Objective:
Transcribe the listing that follows in full, omitting pictures.

───── Source data ─────

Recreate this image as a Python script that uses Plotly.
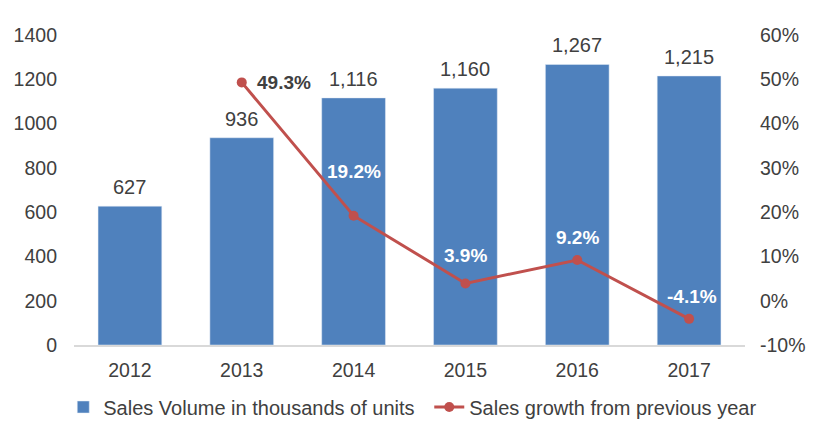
import plotly.graph_objects as go

years = [2012, 2013, 2014, 2015, 2016, 2017]
volume = [627, 936, 1116, 1160, 1267, 1215]
growth_years = [2013, 2014, 2015, 2016, 2017]
growth = [49.3, 19.2, 3.9, 9.2, -4.1]
growth_labels = ["49.3%", "19.2%", "3.9%", "9.2%", "-4.1%"]
pct_tickvals = [-10, 0, 10, 20, 30, 40, 50, 60]
pct_ticktext = ["-10%", "0%", "10%", "20%", "30%", "40%", "50%", "60%"]

bar_color = "#4F81BD"
line_color = "#C0504D"
text_color = "#404040"
font_family = "Liberation Sans, Arial, sans-serif"

fig = go.Figure()
fig.add_trace(go.Bar(
    x=years, y=volume, name="Sales Volume in thousands of units",
    marker_color=bar_color, width=0.57,
))
fig.add_trace(go.Scatter(
    x=growth_years, y=growth, name="Sales growth from previous year",
    yaxis="y2", mode="lines+markers",
    line=dict(color=line_color, width=3),
    marker=dict(color=line_color, size=10),
))

# bar value labels
for xv, v in zip(years, volume):
    fig.add_annotation(x=xv, y=v, xref="x", yref="y", text=f"{v:,}", showarrow=False,
                       yanchor="middle", yshift=19,
                       font=dict(size=20, color=text_color, family=font_family))

# growth labels
shifts = [(42, 0), (0, 44), (0, 28), (0, 22), (3, 22)]
colors = [text_color, "white", "white", "white", "white"]
for xv, yv, lab, (xs, ys), c in zip(growth_years, growth, growth_labels, shifts, colors):
    fig.add_annotation(x=xv, y=yv, xref="x", yref="y2", text=f"<b>{lab}</b>", showarrow=False,
                       xshift=xs, yshift=ys, yanchor="middle",
                       font=dict(size=19, color=c, family=font_family))

fig.update_layout(
    width=810, height=430,
    margin=dict(l=66, r=73, t=27, b=93, autoexpand=False),
    paper_bgcolor="white", plot_bgcolor="white",
    font=dict(family=font_family, size=19.5, color=text_color),
    showlegend=True,
    legend=dict(orientation="h", x=-0.016, xanchor="left", y=-0.2, yanchor="middle",
                font=dict(size=20, color=text_color), traceorder="normal",
                itemwidth=30, entrywidth=321),
    xaxis=dict(range=[2011.5, 2017.5], tickvals=years, ticktext=[str(y) for y in years],
               showgrid=False, showline=True, linecolor="#D9D9D9", automargin=False,
               linewidth=1.5, ticks="", tickfont=dict(size=19.5), zeroline=False,
               ticklabelstandoff=7),
    yaxis=dict(range=[0, 1400], dtick=200, showgrid=False, zeroline=False, automargin=False,
               showline=False, tickfont=dict(size=19.5), ticklabelstandoff=16),
    yaxis2=dict(range=[-10, 60], tickvals=pct_tickvals, ticktext=pct_ticktext,
                overlaying="y", side="right", automargin=False,
                showgrid=False, zeroline=False, showline=False,
                tickfont=dict(size=19.5), ticklabelstandoff=14),
)

fig.write_html("out.html")
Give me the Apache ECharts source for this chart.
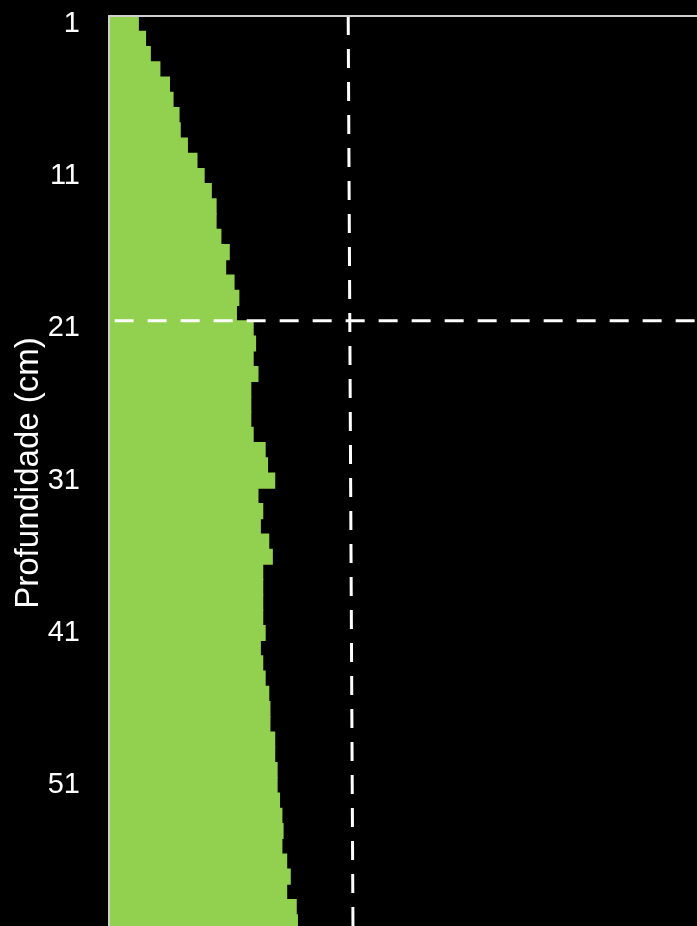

─────

Response for this exercise:
Recreate this image as a Python script that uses Plotly.
import plotly.graph_objects as go

years = [2012, 2013, 2014, 2015, 2016, 2017]
volume = [627, 936, 1116, 1160, 1267, 1215]
growth_years = [2013, 2014, 2015, 2016, 2017]
growth = [49.3, 19.2, 3.9, 9.2, -4.1]
growth_labels = ["49.3%", "19.2%", "3.9%", "9.2%", "-4.1%"]
pct_tickvals = [-10, 0, 10, 20, 30, 40, 50, 60]
pct_ticktext = ["-10%", "0%", "10%", "20%", "30%", "40%", "50%", "60%"]

bar_color = "#4F81BD"
line_color = "#C0504D"
text_color = "#404040"
font_family = "Liberation Sans, Arial, sans-serif"

fig = go.Figure()
fig.add_trace(go.Bar(
    x=years, y=volume, name="Sales Volume in thousands of units",
    marker_color=bar_color, width=0.57,
))
fig.add_trace(go.Scatter(
    x=growth_years, y=growth, name="Sales growth from previous year",
    yaxis="y2", mode="lines+markers",
    line=dict(color=line_color, width=3),
    marker=dict(color=line_color, size=10),
))

# bar value labels
for xv, v in zip(years, volume):
    fig.add_annotation(x=xv, y=v, xref="x", yref="y", text=f"{v:,}", showarrow=False,
                       yanchor="middle", yshift=19,
                       font=dict(size=20, color=text_color, family=font_family))

# growth labels
shifts = [(42, 0), (0, 44), (0, 28), (0, 22), (3, 22)]
colors = [text_color, "white", "white", "white", "white"]
for xv, yv, lab, (xs, ys), c in zip(growth_years, growth, growth_labels, shifts, colors):
    fig.add_annotation(x=xv, y=yv, xref="x", yref="y2", text=f"<b>{lab}</b>", showarrow=False,
                       xshift=xs, yshift=ys, yanchor="middle",
                       font=dict(size=19, color=c, family=font_family))

fig.update_layout(
    width=810, height=430,
    margin=dict(l=66, r=73, t=27, b=93, autoexpand=False),
    paper_bgcolor="white", plot_bgcolor="white",
    font=dict(family=font_family, size=19.5, color=text_color),
    showlegend=True,
    legend=dict(orientation="h", x=-0.016, xanchor="left", y=-0.2, yanchor="middle",
                font=dict(size=20, color=text_color), traceorder="normal",
                itemwidth=30, entrywidth=321),
    xaxis=dict(range=[2011.5, 2017.5], tickvals=years, ticktext=[str(y) for y in years],
               showgrid=False, showline=True, linecolor="#D9D9D9", automargin=False,
               linewidth=1.5, ticks="", tickfont=dict(size=19.5), zeroline=False,
               ticklabelstandoff=7),
    yaxis=dict(range=[0, 1400], dtick=200, showgrid=False, zeroline=False, automargin=False,
               showline=False, tickfont=dict(size=19.5), ticklabelstandoff=16),
    yaxis2=dict(range=[-10, 60], tickvals=pct_tickvals, ticktext=pct_ticktext,
                overlaying="y", side="right", automargin=False,
                showgrid=False, zeroline=False, showline=False,
                tickfont=dict(size=19.5), ticklabelstandoff=14),
)

fig.write_html("out.html")
Give me the Apache ECharts source for this chart.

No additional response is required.